Oil steady, supported by Iraq disruptions and drop in US rigs
Oil prices were little changed on Monday as supply disruptions in Iraq dented exports by OPEC's second-largest producer and U.S. drilling rates showed a slowdown.
Oil exports from southern Iraq have fallen by 110,000 barrels per day this month, according to shipping data and an industry source, adding to the drop in flows caused by a shortfall from the northern Kirkuk fields.
Brent crude settled at $57.37 a barrel, down 38 cents. U.S. West Texas Intermediate (WTI) crude ended the session up 6 cents at $51.90 a barrel.
"It seems like there's an awful lot of competing drivers ...
and crude seems confused," said Stewart Glickman, head of energy research at CFRA Research in New York.
"Volatility has actually been tame, and there's no sustained trend lately that can break us out of this $45-$55 a barrel range."
The number of U.S. rigs drilling for new oil fell by seven to 736 in the week to Oct. 20, the lowest level since June, energy services firm Baker Hughes said on Friday.

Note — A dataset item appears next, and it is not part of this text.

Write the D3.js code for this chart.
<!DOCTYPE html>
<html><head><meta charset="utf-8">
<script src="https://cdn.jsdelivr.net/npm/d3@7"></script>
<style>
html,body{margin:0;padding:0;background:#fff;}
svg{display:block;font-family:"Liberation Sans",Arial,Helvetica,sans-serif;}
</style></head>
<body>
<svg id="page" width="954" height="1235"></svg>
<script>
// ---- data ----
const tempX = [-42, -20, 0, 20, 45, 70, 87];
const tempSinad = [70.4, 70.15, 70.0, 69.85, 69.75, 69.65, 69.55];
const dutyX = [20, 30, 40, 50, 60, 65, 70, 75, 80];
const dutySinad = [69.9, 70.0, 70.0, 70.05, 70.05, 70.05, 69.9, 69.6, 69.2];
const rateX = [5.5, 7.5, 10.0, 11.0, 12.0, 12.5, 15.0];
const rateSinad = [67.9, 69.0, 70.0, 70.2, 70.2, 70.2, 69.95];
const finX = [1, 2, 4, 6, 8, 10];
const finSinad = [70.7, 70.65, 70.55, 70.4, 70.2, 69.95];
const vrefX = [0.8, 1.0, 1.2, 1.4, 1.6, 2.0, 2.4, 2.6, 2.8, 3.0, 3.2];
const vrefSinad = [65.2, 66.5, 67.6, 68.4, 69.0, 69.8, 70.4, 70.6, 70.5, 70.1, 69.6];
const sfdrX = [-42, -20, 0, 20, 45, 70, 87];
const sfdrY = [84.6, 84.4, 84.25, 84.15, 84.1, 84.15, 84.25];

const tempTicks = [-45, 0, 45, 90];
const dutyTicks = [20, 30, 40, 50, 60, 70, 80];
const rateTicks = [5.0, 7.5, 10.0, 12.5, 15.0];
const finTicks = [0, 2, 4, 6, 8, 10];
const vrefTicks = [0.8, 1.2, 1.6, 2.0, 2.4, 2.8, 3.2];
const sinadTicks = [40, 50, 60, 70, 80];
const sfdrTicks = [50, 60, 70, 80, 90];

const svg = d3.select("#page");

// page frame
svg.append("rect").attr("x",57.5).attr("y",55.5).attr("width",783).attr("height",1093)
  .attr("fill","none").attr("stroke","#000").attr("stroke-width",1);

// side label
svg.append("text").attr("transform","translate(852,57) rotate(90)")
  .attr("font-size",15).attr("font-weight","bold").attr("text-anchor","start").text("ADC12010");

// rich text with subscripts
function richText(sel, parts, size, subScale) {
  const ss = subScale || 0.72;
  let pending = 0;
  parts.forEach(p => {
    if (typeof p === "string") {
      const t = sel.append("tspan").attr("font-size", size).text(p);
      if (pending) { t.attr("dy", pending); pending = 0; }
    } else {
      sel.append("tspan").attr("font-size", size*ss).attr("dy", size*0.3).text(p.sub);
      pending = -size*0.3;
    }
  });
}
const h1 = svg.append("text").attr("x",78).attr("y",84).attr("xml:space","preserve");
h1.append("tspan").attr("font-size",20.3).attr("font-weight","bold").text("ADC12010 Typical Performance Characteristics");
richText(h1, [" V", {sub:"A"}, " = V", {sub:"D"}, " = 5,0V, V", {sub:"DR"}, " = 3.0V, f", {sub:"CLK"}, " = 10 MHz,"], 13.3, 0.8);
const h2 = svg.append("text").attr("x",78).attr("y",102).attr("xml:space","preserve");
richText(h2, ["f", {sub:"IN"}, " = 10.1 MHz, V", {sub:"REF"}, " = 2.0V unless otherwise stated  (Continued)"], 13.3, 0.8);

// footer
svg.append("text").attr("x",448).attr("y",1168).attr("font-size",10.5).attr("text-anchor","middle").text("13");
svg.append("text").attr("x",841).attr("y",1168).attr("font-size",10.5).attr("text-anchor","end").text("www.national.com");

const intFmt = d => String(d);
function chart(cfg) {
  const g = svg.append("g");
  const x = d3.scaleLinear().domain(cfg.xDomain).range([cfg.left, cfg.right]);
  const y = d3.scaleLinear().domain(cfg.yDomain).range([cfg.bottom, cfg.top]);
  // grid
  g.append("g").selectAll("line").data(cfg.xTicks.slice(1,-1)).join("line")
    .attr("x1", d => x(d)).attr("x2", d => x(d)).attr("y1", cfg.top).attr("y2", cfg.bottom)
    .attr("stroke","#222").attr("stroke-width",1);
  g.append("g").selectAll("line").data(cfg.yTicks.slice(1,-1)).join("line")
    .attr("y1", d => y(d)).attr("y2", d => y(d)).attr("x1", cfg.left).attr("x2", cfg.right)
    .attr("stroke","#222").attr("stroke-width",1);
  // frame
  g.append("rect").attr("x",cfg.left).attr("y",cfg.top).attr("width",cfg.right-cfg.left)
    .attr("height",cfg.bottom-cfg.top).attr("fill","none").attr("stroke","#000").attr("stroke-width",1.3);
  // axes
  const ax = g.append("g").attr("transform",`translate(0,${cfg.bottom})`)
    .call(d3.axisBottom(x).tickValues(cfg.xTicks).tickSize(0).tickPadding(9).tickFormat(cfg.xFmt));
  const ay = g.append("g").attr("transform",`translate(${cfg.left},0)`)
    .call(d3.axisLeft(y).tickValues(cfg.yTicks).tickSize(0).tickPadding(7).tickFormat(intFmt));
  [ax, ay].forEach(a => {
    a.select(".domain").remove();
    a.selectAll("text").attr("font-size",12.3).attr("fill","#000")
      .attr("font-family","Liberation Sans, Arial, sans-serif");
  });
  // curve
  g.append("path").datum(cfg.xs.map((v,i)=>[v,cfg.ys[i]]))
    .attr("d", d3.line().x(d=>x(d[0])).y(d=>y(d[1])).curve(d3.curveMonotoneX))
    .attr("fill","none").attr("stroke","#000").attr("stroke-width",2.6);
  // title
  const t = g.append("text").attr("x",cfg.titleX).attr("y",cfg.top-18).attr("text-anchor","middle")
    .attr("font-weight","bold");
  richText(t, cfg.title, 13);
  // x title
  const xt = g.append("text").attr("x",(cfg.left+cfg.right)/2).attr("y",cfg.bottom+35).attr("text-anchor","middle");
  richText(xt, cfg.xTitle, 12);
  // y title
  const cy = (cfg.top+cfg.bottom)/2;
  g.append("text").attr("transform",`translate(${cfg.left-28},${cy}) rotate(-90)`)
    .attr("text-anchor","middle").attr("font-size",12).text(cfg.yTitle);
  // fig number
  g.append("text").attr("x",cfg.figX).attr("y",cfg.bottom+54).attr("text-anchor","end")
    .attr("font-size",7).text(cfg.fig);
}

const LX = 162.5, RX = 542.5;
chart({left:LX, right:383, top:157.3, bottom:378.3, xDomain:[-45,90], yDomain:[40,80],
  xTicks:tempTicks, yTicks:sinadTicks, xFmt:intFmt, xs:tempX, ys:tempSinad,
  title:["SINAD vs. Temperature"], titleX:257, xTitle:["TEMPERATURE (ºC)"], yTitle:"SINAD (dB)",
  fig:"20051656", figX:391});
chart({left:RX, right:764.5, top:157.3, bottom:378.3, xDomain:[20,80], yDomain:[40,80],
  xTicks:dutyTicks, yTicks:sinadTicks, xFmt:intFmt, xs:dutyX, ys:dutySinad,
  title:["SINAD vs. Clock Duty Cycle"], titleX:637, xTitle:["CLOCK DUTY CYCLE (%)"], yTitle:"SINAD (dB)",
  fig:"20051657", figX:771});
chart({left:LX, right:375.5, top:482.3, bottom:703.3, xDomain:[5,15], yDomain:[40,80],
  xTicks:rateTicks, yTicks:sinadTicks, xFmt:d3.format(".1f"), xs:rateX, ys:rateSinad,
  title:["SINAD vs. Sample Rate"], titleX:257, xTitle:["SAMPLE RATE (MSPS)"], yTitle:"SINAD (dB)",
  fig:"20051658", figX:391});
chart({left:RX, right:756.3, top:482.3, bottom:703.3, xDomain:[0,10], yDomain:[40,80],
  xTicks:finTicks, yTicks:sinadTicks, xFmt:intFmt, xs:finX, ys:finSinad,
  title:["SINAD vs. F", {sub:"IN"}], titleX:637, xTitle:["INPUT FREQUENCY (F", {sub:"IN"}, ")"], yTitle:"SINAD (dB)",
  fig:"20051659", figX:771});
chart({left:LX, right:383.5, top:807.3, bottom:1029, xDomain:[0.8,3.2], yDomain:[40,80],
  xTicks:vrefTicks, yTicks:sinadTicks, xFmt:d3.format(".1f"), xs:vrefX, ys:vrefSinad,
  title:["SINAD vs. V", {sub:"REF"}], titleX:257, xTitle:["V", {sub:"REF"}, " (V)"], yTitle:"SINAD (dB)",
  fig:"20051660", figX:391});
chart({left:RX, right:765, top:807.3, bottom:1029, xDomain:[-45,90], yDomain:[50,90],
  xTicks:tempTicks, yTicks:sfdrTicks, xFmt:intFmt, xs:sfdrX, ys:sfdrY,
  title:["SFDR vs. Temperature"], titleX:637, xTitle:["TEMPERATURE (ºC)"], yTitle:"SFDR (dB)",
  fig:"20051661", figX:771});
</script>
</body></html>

But analysts said the reduction in drilling rigs in the United States could prove temporary as activity had been restrained by hurricane threats.

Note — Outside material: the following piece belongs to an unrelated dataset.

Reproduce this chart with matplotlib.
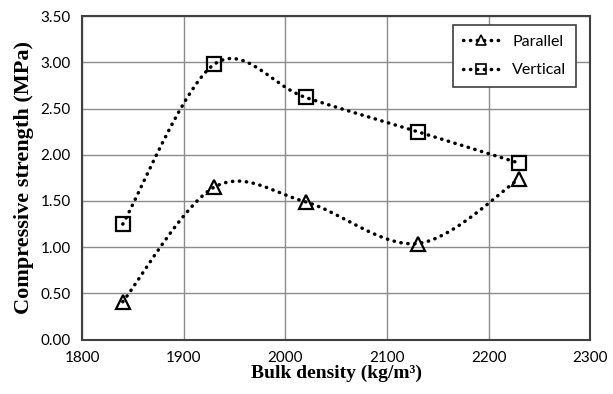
import numpy as np
import matplotlib.pyplot as plt

density = [1840, 1930, 2020, 2130, 2230]
parallel = [0.41, 1.65, 1.49, 1.04, 1.74]
vertical = [1.25, 2.98, 2.62, 2.25, 1.91]

x_ticks = [1800, 1900, 2000, 2100, 2200, 2300]
y_ticks = [0.0, 0.5, 1.0, 1.5, 2.0, 2.5, 3.0, 3.5]


def smooth(xs, ys, n=40):
    # Excel-style smoothed line: cubic Bezier pieces, tangents from neighbours
    p = np.column_stack([xs, ys]).astype(float)
    # scale to make the curve shape independent of axis units
    sx, sy = 500.0, 3.5
    p = p / [sx, sy]
    pts = np.vstack([p[0], p, p[-1]])
    out = []
    t = np.linspace(0, 1, n)[:, None]
    for i in range(1, len(pts) - 2):
        p0, p3 = pts[i], pts[i + 1]
        p1 = p0 + (pts[i + 1] - pts[i - 1]) / 6
        p2 = p3 - (pts[i + 2] - pts[i]) / 6
        seg = ((1 - t) ** 3 * p0 + 3 * (1 - t) ** 2 * t * p1
               + 3 * (1 - t) * t ** 2 * p2 + t ** 3 * p3)
        out.append(seg if i == 1 else seg[1:])
    c = np.vstack(out) * [sx, sy]
    return c[:, 0], c[:, 1]


fig, ax = plt.subplots(figsize=(6.13, 3.94), dpi=100)
fig.subplots_adjust(left=0.134, right=0.963, bottom=0.138, top=0.959)

line_kw = dict(color='black', linewidth=2.5, linestyle=(0, (0.1, 1.9)),
               dash_capstyle='round')

for ys, mk, ms, lab in [(parallel, '^', 10, 'Parallel'),
                        (vertical, 's', 10, 'Vertical')]:
    cx, cy = smooth(density, ys)
    ax.plot(cx, cy, zorder=2, **line_kw)
    ax.plot(density, ys, linestyle='none', marker=mk, markersize=ms,
            markerfacecolor='none', markeredgecolor='black',
            markeredgewidth=1.6, zorder=3)
    ax.plot([], [], marker=mk, markersize=7, markerfacecolor='none',
            markeredgecolor='black', markeredgewidth=1.2, label=lab, **line_kw)

ax.set_xlim(1800, 2300)
ax.set_ylim(0, 3.5)
ax.set_xticks(x_ticks)
ax.set_yticks(y_ticks)
ax.set_yticklabels([f'{v:.2f}' for v in y_ticks])
ax.grid(True, color='#8c8c8c', linewidth=1)
ax.set_axisbelow(True)
for s in ax.spines.values():
    s.set_color('#404040')
    s.set_linewidth(1.5)
ax.tick_params(length=0, labelsize=11, pad=8)
for lbl in ax.get_xticklabels() + ax.get_yticklabels():
    lbl.set_family('Lato')

ax.set_xlabel('Bulk density (kg/m³)', family='Liberation Serif',
              fontweight='bold', fontsize=14, labelpad=0)
ax.set_ylabel('Compressive strength (MPa)', family='Liberation Serif',
              fontweight='bold', fontsize=16, labelpad=5)

leg = ax.legend(loc='upper right', bbox_to_anchor=(0.987, 0.997),
                prop={'family': 'Lato', 'size': 11.5}, handlelength=2.3,
                fancybox=False, framealpha=1, borderpad=0.6, labelspacing=0.9,
                handletextpad=0.8)
leg.get_frame().set_edgecolor('#404040')
leg.get_frame().set_linewidth(1.2)

fig.savefig('out.png', dpi=100)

"We think the fall in shale oil activity is an indication of rising costs, higher break-evens outside of geological sweet-spots, falling initial well productivity and cash-flow constraints at unsustainably low prices," Standard Chartered said in a note.
"However, the turn down in drilling has yet to temper the optimism of most forecasts of U.S. output growth in 2018."
Market participants also await data from industry group American Petroleum Institute (API) and the U.S. Department of Energy's Energy Information Administration (EIA) later in the week for clues on the pace of rebalancing. U.S crude inventories likely fell for the fifth straight week, a preliminary Reuters poll showed on Monday.
Prices have been supported over the past few sessions by supply disruptions in northern Iraq, where tensions have been high since the Kurdistan region's vote in favour of independence last month.
Crude oil exports through the Iraqi Kurdistan controlled-pipeline to the Turkish port of Ceyhan rose to 288,000 bpd on Monday afternoon, from 255,000 bpd earlier in the day, a shipping source told Reuters.
Typically, the pipeline transports about 600,000 bpd.
Security sources told Reuters Iraqi forces were deploying tanks and artillery near a Kurdish-held area of northern Iraq where a section of the Kurdish oil export pipeline is located.
U.S. Secretary of State Rex Tillerson urged the Iraqi government and the Kurdistan region on Monday to resolve their conflict over Kurdish self-determination and disputed territories through dialogue.
Potential further steps by OPEC, rising global oil demand and the reduction in U.S. drilling and its crude oil stocks are some of the factors that could raise oilprices in the short term, said Frank Schallenberger, head of commodity research at Landesbank Baden-Wuerttemberg.
"I wouldn't be surprised to see WTI going up to $55 a barrel and Brent to $60 a barrel before the beginning of November," he said.